(A) Authorization. Pursuant to Minnesota Statutes and this section, the city is authorized to invest any funds not presently needed for its obligations. In accordance the city may invest its idle funds in certain specified obligations and it may make interest-bearing deposits of such funds in state or national banks and savings and loan associations.
(B) Permissible investments.
(1) Permissible investments and interest-bearing deposits are set forth in this section.
(a) Direct U.S. government obligations:
1. Treasury bills;
2. Certificates of indebtedness;
3. Treasury notes;
4. Treasury bonds;
(b) Federal agency issues (not directly guaranteed by U.S. government):
1. Federal home loan banks;
2. Federal national mortgage association;
3. Federal land banks;
4. Federal intermediate credit banks;
5. Banks for cooperatives;
(c) Shares in mutual funds investing exclusively in U.S. government and agency issues;
(d) Obligations of the state or municipalities;
(e) Banker’s acceptances of United States banks eligible for purchase by the Federal Reserve System;
(f) Highest quality commercial paper issued by United States corporations or their Canadian subsidiaries when the paper matures in 270 days or less;
(g) Interest-bearing deposits.
(2) Time deposits shall be withdrawable and certificates of deposit and investments shall mature and bear interest payable at times and in amounts which, in the judgment of the city, will provide cash at the times and in the amounts required for the purposes of paying the city obligations. There is one exception, however: the city may authorize the purchase of longer term investments subject to an agreement to repurchase such investments at times and prices sufficient to yield the amounts estimated to be so required. Repurchase agreement may be made with a bank qualified as a depository or with any national bank or state bank in the United States which is a member of the Federal Reserve System and whose combined capital and surplus equals or exceeds $10,000,000 or with a reporting dealer to the Federal Reserve Bank of New York. The city is also authorized to enter into a reverse repurchase agreement with any institution with which it is authorized to make a repurchase agreement. A reverse repurchase agreement obligates the city to repurchase at a fixed future date and price a security sold by it to a financial institution.
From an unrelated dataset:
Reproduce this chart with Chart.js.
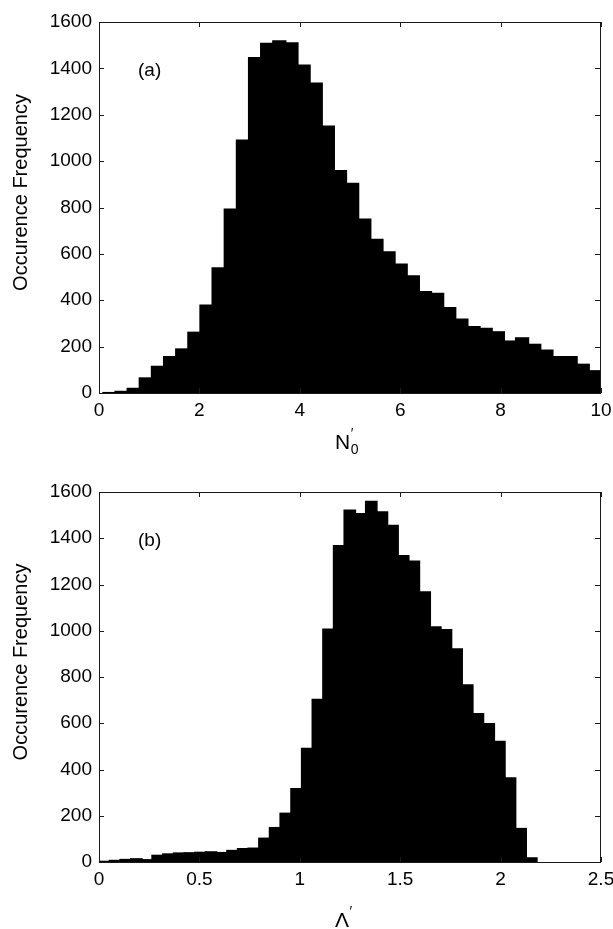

(3) Any investments may be sold by the City Council at any time, but if the investment is made from a debt service fund or another fund dedicated to a particular purpose, the money received from the sale must remain a part of the fund until used for the purpose for which the fund was created.
(C) Criteria for making wise investments. The following shall be the criteria used in making investments for the city with no exceptions.
(1) Safety. Includes the federal insurance available up to the specified maximum with excess bank deposits to be protected by the furnishing of the required collateral (110% of the excess deposit). In no case will home mortgages be permitted as collateral even though allowed in law. Direct obligations of the United States (Treasury certificates, notes, bonds, and bills) are guaranteed by the United States. Safety of governmental agency issues must be weighed in terms of experience, types of loans which agencies make, and what organizations Congress and the states permit to invest in agency issues.
(2) Spacing of maturities. This principle must be stated, “When the money is needed, it must be available.” In short, the interest to be earned, the length of the investment and the estimated cash flow needs shall be weighed so as to obtain the maximum investment return with the funds available as required.
(3) Liquidity. A proper investment must be sufficiently liquid so that the city is able to obtain cash if an emergency arises.
(4) Yield. The investment or deposit providing maximum earnings shall be made since the object of investing idle funds is to put the taxpayer’s money to a use that will yield the greatest return consistent with safety and the city’s later need for money.
(D) Cash flow analysis.
(1) Making the cash forecast. A cash forecast is the city’s tool for determining expected expenditures and revenues over a projected period of time which may be a fiscal calendar year or several fiscal calendar years.
(2) Determining the amount to be kept in the checking account. This is the amount required to cover any obligations of the city that may be outstanding plus any money that may be expended based on the cash flow projections between investments periods and in relation to the city determined fiscal periods plus any banking or financial institution service charges that may be incurred for the maintenance of the city’s accounts.
(3) Accountability. Investments should be shown at cost, adjusted for any premium or discount. An accounting schedule of investments for each year will show for each investment the date purchased and sold, the price paid with reference to 100 as par, the total cost to the city, the amount realized on the sale, with premium, if any, and the interest received by the city.
(E) Investment depository/investment officer designations.
(1) Investment depository designation. The City Council at the annual meeting will designate the official depository(ies) as prescribed in accordance with Minnesota law and may add or delete depositories from time to time as required for the proper conduct of city business with these actions being officially recorded.
(2) Investment officer designation. By City Charter and this section, the City Treasurer is designated as the primary investment officer. In the absence of the City Treasurer (absence being defined as he or she is unavailable) the following alternatives are designated to act as the investment officer:
(a) The City Clerk;
(b) Mayor; or
(c) The Deputy City Clerk-Treasurer
(F) Penalty. Violations of the provisions of this section shall fall under Minnesota state law in accordance with the magnitude of the violation.